§ SHORT TASK: Answer with a single number: how many lines in the listing below include "React"?

════════════════

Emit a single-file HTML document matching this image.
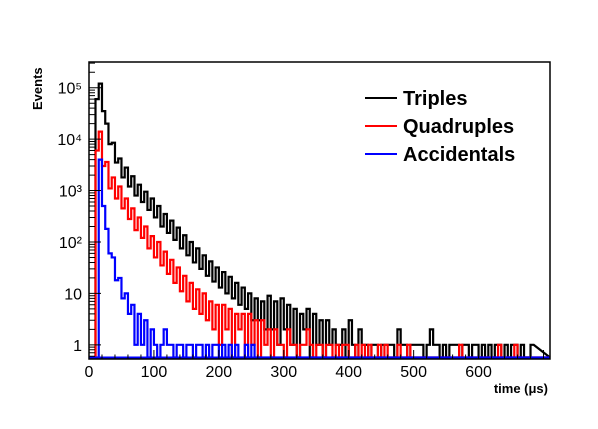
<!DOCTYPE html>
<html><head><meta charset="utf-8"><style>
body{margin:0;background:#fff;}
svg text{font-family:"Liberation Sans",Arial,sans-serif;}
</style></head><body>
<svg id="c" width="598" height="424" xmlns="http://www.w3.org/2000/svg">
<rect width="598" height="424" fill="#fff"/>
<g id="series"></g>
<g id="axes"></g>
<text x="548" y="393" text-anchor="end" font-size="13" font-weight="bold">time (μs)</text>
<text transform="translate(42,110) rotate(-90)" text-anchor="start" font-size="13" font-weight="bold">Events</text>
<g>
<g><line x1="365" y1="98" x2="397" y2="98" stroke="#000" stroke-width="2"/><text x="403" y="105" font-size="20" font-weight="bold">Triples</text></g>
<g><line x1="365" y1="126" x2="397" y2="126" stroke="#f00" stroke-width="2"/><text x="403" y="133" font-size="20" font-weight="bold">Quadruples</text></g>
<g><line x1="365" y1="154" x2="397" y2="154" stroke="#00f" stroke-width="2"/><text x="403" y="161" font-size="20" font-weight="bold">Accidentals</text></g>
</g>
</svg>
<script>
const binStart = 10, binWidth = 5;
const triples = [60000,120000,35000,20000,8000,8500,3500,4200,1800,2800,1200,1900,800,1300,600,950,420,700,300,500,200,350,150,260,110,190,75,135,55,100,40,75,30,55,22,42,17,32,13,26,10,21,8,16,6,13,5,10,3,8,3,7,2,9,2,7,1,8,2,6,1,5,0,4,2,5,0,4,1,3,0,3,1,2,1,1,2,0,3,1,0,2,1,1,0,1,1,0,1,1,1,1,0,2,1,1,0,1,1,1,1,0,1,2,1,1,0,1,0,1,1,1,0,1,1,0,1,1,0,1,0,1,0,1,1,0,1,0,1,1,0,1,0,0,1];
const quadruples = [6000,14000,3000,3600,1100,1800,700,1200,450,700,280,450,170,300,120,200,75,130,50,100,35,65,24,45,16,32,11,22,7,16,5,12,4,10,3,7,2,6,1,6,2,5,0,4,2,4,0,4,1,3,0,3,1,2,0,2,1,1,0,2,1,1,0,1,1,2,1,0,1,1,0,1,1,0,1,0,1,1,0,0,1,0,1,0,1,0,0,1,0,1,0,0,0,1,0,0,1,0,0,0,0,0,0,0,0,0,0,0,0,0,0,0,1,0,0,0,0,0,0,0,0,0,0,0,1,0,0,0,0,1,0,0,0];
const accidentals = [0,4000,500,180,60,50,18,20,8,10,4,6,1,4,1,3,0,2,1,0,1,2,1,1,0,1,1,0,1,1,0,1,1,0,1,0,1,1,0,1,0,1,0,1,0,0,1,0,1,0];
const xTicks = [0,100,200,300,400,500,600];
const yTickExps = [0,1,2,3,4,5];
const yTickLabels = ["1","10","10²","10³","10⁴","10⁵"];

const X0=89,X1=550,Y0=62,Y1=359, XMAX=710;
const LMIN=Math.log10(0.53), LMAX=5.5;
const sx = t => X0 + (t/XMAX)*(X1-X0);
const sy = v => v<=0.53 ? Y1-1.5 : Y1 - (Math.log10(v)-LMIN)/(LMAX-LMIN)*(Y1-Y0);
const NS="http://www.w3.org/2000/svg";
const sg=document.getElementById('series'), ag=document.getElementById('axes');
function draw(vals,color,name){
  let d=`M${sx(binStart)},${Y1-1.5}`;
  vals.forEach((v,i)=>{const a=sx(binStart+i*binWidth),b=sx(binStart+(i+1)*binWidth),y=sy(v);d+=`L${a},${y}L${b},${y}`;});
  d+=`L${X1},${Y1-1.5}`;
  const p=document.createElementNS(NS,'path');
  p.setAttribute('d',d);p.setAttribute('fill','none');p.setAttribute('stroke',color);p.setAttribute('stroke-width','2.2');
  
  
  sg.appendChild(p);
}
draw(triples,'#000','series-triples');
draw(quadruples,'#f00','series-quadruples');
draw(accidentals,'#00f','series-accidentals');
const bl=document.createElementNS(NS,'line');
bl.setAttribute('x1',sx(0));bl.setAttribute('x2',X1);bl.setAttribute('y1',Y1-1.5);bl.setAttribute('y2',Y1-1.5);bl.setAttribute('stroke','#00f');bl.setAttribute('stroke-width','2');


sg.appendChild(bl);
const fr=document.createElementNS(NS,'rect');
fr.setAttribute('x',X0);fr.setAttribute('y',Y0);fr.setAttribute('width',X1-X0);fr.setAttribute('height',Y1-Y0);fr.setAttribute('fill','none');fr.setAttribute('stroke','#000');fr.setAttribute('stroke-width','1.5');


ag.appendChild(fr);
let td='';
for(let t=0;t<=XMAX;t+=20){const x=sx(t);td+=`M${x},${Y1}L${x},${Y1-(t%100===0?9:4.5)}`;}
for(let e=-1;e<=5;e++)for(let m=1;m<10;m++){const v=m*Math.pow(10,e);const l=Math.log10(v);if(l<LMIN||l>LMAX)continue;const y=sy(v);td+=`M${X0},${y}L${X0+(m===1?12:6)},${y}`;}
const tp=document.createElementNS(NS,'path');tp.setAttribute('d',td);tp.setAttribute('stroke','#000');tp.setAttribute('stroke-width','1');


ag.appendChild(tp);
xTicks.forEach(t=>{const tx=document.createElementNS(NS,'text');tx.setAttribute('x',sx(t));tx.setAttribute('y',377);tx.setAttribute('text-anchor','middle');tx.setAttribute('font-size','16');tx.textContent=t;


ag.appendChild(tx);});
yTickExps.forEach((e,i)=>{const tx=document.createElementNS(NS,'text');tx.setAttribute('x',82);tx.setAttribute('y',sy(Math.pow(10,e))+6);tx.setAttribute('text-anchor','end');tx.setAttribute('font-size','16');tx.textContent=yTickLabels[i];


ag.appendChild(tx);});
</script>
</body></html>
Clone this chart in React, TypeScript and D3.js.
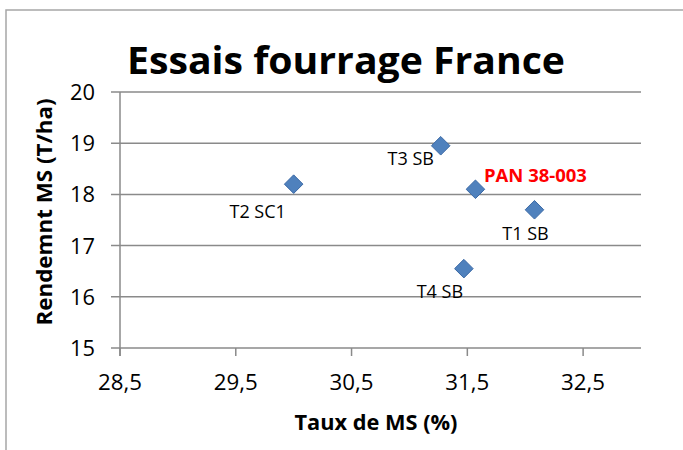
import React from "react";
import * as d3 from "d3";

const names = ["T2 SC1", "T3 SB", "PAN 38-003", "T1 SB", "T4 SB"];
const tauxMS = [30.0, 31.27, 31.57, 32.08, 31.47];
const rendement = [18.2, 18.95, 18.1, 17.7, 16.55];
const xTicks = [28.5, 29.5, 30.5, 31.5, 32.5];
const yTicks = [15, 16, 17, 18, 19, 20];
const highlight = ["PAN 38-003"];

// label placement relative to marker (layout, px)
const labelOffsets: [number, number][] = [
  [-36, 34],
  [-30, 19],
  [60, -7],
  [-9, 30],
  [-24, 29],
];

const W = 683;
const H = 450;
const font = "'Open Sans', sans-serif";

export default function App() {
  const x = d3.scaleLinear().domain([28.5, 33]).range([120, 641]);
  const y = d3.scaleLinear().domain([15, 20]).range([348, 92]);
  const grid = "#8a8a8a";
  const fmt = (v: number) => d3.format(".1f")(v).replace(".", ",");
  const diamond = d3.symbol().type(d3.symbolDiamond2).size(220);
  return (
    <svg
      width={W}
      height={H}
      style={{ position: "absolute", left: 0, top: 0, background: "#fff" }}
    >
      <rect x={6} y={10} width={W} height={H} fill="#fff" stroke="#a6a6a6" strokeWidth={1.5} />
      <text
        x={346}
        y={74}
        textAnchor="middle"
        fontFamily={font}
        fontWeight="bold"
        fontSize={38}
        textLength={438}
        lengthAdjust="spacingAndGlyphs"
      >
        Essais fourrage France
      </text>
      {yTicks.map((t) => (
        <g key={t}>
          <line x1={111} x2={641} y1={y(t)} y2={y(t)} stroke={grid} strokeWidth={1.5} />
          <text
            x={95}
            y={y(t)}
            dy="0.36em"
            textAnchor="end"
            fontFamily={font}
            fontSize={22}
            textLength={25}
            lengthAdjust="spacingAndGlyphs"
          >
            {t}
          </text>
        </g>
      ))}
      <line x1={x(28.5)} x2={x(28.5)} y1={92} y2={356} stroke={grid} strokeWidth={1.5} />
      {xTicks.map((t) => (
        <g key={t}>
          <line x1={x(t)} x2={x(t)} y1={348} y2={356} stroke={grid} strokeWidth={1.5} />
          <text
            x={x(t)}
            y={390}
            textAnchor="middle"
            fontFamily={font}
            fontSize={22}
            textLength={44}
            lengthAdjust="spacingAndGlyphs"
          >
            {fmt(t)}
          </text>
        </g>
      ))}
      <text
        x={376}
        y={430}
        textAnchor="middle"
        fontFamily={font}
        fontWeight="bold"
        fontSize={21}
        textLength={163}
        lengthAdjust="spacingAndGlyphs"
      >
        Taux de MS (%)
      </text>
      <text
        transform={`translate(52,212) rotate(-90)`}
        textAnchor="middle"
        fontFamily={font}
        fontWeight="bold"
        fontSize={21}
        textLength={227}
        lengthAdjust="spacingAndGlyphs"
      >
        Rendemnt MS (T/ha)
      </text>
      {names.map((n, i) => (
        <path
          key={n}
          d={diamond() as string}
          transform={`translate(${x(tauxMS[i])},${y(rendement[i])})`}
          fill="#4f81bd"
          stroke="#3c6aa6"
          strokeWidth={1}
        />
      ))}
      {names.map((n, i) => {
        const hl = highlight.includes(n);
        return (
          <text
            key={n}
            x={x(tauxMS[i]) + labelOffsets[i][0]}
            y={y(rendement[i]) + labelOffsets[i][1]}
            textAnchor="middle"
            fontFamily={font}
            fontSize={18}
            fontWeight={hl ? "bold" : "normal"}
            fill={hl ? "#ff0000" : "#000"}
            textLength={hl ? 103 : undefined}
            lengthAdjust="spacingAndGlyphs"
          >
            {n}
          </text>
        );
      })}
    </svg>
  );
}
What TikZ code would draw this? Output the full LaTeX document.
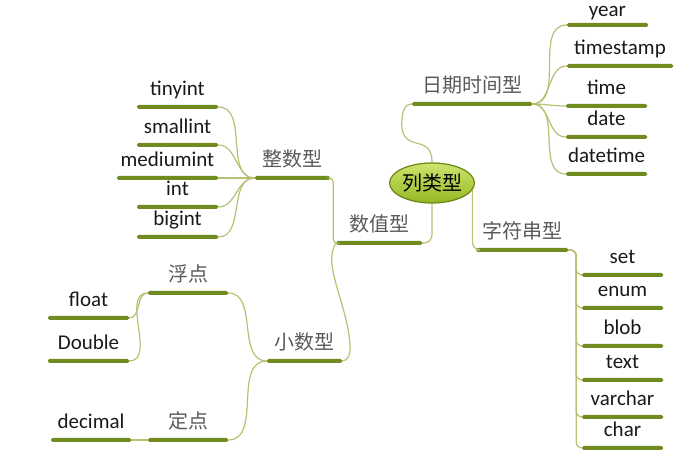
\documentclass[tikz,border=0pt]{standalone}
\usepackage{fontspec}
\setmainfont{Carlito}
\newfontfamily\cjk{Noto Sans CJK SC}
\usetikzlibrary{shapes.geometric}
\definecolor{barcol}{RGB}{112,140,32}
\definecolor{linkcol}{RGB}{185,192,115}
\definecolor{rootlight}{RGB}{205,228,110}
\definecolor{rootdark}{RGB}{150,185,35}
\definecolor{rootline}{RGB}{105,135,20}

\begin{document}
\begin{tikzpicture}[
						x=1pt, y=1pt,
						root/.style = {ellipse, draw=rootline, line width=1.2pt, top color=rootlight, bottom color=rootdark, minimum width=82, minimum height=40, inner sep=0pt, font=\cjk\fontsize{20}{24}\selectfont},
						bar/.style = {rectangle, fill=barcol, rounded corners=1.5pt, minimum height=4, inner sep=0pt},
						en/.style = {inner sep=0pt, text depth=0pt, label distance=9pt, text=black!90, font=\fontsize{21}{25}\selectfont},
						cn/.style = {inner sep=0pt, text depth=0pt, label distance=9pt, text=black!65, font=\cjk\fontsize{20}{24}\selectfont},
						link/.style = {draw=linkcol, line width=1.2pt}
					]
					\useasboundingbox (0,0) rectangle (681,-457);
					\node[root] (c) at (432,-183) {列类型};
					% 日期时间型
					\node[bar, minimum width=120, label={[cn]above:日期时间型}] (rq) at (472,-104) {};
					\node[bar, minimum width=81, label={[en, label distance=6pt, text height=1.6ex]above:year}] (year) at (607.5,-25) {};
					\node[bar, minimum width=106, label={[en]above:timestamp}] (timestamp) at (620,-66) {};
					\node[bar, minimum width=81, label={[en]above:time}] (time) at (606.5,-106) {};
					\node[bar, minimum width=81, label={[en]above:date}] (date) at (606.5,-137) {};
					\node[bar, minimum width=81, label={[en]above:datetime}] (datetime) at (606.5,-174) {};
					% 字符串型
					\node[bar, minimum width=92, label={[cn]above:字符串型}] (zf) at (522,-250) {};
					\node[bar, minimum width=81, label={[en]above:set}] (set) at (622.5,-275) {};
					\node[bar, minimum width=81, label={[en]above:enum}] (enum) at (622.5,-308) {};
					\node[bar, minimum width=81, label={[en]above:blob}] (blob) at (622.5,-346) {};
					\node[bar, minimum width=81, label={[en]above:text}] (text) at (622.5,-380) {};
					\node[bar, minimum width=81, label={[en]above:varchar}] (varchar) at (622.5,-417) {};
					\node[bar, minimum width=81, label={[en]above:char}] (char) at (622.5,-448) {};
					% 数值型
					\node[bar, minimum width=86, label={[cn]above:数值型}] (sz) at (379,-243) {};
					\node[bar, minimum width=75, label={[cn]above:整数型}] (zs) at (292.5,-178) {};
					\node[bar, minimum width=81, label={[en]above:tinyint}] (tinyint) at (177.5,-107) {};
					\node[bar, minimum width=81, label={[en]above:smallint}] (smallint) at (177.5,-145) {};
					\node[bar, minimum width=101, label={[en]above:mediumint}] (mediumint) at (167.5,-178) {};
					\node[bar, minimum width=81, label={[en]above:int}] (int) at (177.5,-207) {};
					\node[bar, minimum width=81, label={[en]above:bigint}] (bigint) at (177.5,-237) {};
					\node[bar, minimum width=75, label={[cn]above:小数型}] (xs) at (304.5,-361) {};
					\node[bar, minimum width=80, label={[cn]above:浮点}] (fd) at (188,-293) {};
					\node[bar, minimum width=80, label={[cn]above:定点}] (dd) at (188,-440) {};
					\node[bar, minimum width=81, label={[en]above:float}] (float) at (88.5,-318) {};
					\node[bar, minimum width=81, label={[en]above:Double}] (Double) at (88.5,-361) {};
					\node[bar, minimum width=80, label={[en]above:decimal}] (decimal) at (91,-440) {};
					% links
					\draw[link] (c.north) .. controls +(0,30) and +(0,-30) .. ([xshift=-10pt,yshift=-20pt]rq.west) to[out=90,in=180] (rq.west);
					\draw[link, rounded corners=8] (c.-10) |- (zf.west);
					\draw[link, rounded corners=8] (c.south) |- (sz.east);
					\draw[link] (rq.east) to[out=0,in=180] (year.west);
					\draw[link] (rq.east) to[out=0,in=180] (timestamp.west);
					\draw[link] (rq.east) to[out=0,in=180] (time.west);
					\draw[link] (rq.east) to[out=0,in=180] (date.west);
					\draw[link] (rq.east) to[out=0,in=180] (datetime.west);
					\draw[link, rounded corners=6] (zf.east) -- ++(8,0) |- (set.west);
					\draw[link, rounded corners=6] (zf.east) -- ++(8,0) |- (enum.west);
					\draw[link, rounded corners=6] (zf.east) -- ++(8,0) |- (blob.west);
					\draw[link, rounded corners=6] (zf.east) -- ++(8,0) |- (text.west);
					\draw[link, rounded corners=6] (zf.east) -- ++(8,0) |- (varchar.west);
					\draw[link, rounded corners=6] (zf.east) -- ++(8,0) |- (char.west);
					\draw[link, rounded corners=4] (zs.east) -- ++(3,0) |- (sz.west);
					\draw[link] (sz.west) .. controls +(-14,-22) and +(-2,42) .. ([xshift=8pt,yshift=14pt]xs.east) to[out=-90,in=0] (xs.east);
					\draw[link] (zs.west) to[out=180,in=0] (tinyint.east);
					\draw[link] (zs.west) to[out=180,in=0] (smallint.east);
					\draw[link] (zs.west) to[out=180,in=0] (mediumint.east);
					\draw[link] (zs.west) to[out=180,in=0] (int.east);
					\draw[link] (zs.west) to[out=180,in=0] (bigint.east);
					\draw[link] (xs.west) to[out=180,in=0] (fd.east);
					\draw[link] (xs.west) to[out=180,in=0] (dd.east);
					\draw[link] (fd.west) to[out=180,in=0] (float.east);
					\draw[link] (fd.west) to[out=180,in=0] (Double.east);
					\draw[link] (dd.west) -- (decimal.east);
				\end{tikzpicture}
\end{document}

════════════════

§ THE SOLUTION: 2